## Short problem
Exactly and only the lines from the one containing "Generate a web" through the one containing "const yTicks = [101,103,105,107,109,111];" belong in your copy. Pictures do not.
-------- Listed records --------
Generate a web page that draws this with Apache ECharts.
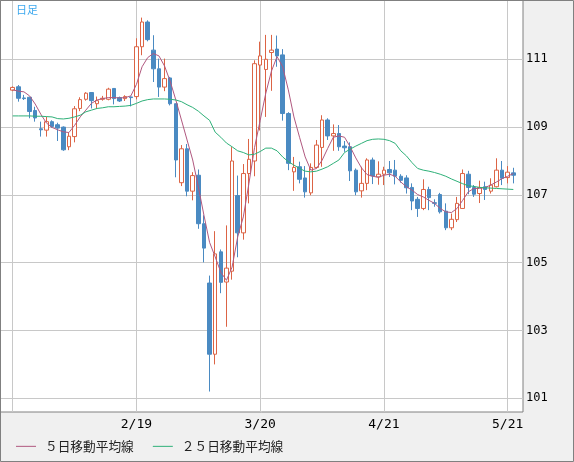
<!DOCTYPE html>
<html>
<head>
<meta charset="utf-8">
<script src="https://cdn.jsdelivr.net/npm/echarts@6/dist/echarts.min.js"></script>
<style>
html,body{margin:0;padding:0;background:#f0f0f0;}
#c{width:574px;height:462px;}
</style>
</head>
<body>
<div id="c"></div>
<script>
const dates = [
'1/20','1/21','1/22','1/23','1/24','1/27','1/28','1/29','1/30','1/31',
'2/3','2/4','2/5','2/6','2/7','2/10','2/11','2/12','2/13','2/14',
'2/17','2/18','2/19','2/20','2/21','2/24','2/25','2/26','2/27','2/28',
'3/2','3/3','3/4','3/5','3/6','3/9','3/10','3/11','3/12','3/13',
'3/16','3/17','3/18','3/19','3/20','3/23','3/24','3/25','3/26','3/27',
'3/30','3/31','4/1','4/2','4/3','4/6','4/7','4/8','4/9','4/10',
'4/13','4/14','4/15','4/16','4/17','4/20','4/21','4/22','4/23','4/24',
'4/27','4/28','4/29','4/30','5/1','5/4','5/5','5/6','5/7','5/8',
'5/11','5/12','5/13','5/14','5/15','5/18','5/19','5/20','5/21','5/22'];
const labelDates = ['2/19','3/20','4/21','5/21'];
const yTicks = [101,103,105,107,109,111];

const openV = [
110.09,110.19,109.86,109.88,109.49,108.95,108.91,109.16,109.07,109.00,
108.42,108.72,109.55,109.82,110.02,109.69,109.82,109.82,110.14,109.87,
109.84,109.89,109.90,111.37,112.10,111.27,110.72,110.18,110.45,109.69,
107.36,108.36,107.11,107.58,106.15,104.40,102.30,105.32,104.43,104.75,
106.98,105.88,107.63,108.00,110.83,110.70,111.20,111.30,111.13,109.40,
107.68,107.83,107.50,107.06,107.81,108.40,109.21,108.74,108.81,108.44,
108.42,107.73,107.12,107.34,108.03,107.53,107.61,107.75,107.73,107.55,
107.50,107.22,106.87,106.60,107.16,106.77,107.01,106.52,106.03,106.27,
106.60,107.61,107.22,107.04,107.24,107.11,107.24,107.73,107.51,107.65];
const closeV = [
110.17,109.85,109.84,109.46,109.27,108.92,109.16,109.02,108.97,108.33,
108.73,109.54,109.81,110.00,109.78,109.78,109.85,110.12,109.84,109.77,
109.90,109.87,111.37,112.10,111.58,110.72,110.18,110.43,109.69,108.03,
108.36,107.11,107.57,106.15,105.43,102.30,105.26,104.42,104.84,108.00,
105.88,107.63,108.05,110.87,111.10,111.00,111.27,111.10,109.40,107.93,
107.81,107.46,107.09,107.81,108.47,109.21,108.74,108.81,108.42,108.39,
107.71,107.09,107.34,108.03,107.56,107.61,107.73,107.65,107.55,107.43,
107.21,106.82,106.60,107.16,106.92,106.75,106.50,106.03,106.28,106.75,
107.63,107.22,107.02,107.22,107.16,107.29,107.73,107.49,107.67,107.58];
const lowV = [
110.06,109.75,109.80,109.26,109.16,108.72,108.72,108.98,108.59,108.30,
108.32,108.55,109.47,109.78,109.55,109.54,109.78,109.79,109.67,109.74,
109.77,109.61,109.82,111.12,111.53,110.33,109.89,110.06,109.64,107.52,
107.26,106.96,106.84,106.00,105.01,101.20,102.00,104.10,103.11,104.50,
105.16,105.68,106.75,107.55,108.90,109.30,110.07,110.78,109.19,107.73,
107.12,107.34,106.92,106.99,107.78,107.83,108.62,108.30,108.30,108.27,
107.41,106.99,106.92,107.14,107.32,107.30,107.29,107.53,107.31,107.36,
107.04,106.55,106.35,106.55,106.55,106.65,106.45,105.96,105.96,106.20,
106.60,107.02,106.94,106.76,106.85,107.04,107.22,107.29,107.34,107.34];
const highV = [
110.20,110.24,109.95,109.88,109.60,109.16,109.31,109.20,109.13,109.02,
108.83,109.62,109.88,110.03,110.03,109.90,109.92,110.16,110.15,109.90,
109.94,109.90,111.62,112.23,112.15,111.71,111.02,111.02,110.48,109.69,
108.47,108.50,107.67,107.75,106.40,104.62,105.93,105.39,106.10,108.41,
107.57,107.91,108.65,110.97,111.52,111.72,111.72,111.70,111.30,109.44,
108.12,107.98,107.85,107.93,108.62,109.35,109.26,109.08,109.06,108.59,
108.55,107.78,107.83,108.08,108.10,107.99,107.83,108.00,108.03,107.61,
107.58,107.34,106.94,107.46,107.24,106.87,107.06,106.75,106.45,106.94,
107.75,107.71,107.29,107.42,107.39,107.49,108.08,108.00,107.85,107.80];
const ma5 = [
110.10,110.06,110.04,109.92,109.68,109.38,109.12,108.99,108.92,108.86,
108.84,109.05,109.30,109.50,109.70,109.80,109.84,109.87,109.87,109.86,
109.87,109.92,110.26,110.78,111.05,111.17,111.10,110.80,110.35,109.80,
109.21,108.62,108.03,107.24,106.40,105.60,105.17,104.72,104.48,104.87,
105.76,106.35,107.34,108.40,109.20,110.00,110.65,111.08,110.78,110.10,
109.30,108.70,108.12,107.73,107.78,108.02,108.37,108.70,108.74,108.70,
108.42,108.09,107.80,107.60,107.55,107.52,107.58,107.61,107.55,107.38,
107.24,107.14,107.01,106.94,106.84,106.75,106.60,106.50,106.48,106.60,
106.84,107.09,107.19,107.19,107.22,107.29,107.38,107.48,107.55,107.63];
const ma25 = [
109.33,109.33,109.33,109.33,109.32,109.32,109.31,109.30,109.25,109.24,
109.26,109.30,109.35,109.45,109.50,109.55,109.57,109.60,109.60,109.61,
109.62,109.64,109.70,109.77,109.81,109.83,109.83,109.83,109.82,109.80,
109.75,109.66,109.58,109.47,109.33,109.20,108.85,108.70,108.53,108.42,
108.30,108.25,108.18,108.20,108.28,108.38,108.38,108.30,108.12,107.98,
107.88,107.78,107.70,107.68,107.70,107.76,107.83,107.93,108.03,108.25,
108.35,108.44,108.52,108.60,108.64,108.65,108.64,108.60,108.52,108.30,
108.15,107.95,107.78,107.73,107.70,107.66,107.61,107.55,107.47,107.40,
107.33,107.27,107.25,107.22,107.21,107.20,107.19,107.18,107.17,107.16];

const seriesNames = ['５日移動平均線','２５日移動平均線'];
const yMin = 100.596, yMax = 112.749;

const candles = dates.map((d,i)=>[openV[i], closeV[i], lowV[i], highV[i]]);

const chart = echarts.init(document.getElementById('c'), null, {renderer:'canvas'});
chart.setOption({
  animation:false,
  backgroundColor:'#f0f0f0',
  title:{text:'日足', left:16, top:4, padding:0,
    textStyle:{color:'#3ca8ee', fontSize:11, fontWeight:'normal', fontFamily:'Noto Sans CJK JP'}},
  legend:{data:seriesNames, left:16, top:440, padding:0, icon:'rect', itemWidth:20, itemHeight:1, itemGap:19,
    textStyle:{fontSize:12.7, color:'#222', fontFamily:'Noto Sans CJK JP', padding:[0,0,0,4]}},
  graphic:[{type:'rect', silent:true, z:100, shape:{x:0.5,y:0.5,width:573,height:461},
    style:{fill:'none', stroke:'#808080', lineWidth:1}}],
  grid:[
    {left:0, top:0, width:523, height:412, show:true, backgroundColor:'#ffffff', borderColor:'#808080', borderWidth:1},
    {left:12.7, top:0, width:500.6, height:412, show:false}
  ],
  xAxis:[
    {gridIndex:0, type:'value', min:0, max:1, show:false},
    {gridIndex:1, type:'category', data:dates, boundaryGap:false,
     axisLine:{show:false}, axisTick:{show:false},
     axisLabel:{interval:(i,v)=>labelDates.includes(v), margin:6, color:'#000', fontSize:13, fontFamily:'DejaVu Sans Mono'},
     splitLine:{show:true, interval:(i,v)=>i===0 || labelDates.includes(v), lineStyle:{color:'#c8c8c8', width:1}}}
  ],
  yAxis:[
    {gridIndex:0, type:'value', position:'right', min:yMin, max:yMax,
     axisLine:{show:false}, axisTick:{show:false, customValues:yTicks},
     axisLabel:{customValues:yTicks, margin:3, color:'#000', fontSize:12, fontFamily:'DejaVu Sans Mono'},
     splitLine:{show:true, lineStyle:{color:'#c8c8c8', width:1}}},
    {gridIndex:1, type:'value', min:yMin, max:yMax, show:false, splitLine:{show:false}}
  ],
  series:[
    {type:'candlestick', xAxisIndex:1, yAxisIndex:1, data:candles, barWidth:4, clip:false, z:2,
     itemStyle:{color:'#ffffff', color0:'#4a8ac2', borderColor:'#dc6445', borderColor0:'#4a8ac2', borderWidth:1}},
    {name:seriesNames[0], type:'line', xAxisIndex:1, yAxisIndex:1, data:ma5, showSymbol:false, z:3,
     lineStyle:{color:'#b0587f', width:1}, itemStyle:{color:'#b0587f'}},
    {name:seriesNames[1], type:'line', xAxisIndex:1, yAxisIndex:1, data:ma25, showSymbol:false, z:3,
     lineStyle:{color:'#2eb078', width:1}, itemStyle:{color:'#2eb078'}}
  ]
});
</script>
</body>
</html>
--------
-------- Listed records --------
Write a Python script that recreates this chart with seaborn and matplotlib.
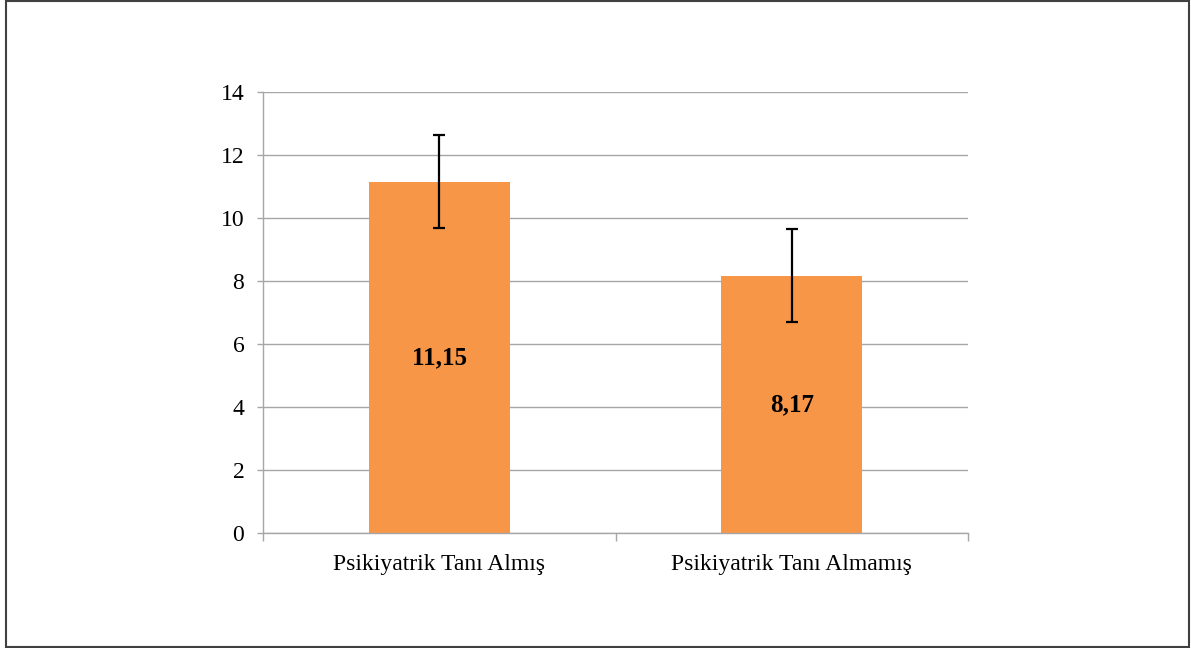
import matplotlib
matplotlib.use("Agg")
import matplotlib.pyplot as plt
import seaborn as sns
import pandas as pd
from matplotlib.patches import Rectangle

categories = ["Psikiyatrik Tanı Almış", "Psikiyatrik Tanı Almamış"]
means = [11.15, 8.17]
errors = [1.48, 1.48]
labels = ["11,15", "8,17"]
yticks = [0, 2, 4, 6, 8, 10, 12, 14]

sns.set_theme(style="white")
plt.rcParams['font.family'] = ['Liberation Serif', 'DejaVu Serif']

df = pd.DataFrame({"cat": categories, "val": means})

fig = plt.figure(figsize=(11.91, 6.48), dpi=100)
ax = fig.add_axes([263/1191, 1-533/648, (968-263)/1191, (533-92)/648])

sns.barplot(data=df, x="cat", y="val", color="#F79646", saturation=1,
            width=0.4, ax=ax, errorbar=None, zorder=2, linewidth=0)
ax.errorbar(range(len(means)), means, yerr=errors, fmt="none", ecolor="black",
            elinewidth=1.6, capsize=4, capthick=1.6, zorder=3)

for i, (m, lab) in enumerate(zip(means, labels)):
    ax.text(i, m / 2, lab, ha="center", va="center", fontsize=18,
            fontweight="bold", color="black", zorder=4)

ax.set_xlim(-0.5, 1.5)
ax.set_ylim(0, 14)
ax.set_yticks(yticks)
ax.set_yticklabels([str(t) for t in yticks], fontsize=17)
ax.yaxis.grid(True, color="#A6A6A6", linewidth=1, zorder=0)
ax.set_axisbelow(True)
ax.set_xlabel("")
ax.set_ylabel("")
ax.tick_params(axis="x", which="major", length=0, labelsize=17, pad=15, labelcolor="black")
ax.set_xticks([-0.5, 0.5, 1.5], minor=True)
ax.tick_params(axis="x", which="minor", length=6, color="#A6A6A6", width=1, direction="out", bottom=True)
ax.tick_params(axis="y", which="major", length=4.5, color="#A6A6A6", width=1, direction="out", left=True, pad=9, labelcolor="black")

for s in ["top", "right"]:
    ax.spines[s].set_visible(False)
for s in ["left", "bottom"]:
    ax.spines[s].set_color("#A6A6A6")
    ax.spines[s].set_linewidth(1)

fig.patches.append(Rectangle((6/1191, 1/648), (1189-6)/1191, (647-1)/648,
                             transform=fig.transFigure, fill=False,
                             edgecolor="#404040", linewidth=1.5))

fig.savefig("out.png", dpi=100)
--------
-------- Listed records --------
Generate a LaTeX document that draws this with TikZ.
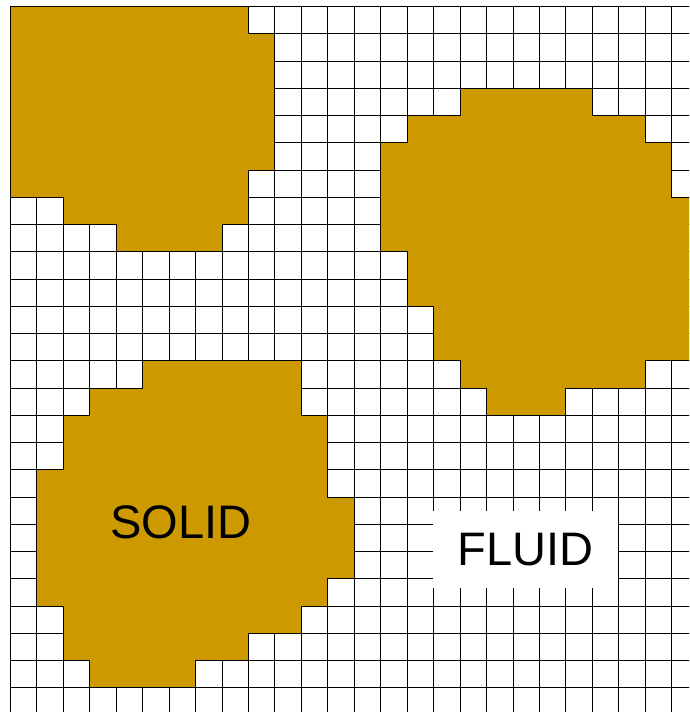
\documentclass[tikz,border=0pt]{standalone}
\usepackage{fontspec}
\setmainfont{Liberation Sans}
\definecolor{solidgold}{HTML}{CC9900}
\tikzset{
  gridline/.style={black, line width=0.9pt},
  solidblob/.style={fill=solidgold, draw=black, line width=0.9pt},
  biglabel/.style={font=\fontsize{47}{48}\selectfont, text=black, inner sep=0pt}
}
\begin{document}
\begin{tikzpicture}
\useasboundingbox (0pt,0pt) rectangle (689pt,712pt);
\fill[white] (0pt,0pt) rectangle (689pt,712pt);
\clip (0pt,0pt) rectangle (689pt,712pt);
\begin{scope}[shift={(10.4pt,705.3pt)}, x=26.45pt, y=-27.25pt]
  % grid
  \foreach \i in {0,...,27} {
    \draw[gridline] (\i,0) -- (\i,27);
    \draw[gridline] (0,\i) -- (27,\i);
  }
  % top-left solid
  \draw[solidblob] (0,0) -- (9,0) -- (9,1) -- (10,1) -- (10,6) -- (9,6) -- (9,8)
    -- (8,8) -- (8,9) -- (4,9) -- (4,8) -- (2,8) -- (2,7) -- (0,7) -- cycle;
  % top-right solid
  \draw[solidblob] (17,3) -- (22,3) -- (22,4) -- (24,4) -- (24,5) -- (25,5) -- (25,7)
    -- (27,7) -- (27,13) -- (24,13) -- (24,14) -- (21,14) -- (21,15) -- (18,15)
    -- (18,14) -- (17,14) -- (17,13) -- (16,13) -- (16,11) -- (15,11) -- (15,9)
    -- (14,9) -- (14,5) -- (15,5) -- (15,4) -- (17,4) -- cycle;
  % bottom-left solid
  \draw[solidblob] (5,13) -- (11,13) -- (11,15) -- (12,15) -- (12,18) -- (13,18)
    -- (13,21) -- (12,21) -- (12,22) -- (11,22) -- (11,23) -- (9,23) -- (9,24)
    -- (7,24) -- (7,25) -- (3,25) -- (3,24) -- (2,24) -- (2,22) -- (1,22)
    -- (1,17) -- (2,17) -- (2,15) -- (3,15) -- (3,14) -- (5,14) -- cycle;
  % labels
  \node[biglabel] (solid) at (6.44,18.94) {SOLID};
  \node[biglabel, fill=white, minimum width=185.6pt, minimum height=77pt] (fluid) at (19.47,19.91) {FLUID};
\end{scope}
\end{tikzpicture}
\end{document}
--------
## Written answer
Generate a web page that draws this with Apache ECharts.
<!DOCTYPE html>
<html>
<head>
<meta charset="utf-8">
<script src="https://cdn.jsdelivr.net/npm/echarts@6/dist/echarts.min.js"></script>
<style>
html,body{margin:0;padding:0;background:#f0f0f0;}
#c{width:574px;height:462px;}
</style>
</head>
<body>
<div id="c"></div>
<script>
const dates = [
'1/20','1/21','1/22','1/23','1/24','1/27','1/28','1/29','1/30','1/31',
'2/3','2/4','2/5','2/6','2/7','2/10','2/11','2/12','2/13','2/14',
'2/17','2/18','2/19','2/20','2/21','2/24','2/25','2/26','2/27','2/28',
'3/2','3/3','3/4','3/5','3/6','3/9','3/10','3/11','3/12','3/13',
'3/16','3/17','3/18','3/19','3/20','3/23','3/24','3/25','3/26','3/27',
'3/30','3/31','4/1','4/2','4/3','4/6','4/7','4/8','4/9','4/10',
'4/13','4/14','4/15','4/16','4/17','4/20','4/21','4/22','4/23','4/24',
'4/27','4/28','4/29','4/30','5/1','5/4','5/5','5/6','5/7','5/8',
'5/11','5/12','5/13','5/14','5/15','5/18','5/19','5/20','5/21','5/22'];
const labelDates = ['2/19','3/20','4/21','5/21'];
const yTicks = [101,103,105,107,109,111];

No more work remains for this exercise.